By the second day, a burn victim's flesh feels like it's peeling off the bone. Their skin, blistered and charred black, resembles a slab of Canadian bacon gone putrid with time. Any clothes have long been welded into the body, and whatever fabric the surgeons failed to deabride dot every inch not covered by bandages. For the preeminent few, a news report will follow the weather forecast that morning. The hospital spokesperson, talking dutifully behind a podium lined with different network microphones, reads two prepared statements: the family's gratitude for all the public support given to them during such a tragic time; and the hospital's comments regarding the patient's condition (critical), and what percentage of their body is incinerated beyond recognition.
For Adrian Cohen, that second day is the worst of his life. As a catheter inserted in what used to be a penis pumps crimson urine from his body, he overhears the attending making small-talk with the orderlies ("Guess they don't teach stop, drop, and roll in Yale drama school, huh?"), and in that moment realizes that his once promising career is now over.
A world famous screen actor, disfigured at the hands of the Russian Mafia for failing to pay his protection, Adrian must now learn to live his life with his greatest asset gone.

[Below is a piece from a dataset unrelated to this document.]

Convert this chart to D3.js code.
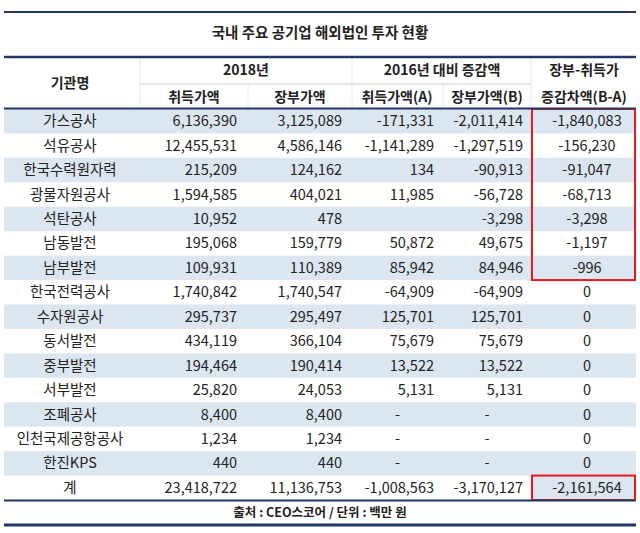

(Miss Snark to Killer Yapp: Quick, call the pizza delivery place and cancel that order for canadian bacon and pineapple. Substitute veggies. Oh wait. Cancel it all, I think I need to not eat ever again.)
This is riveting in a horrifying way.
I like my hair being set on fire metaphorically only!
Your hook revolts us then switches gears to ask us to care about someone we don't know. A few additional well chosen words will help. Like why he's paying protection money to the Russian Mafia for starters.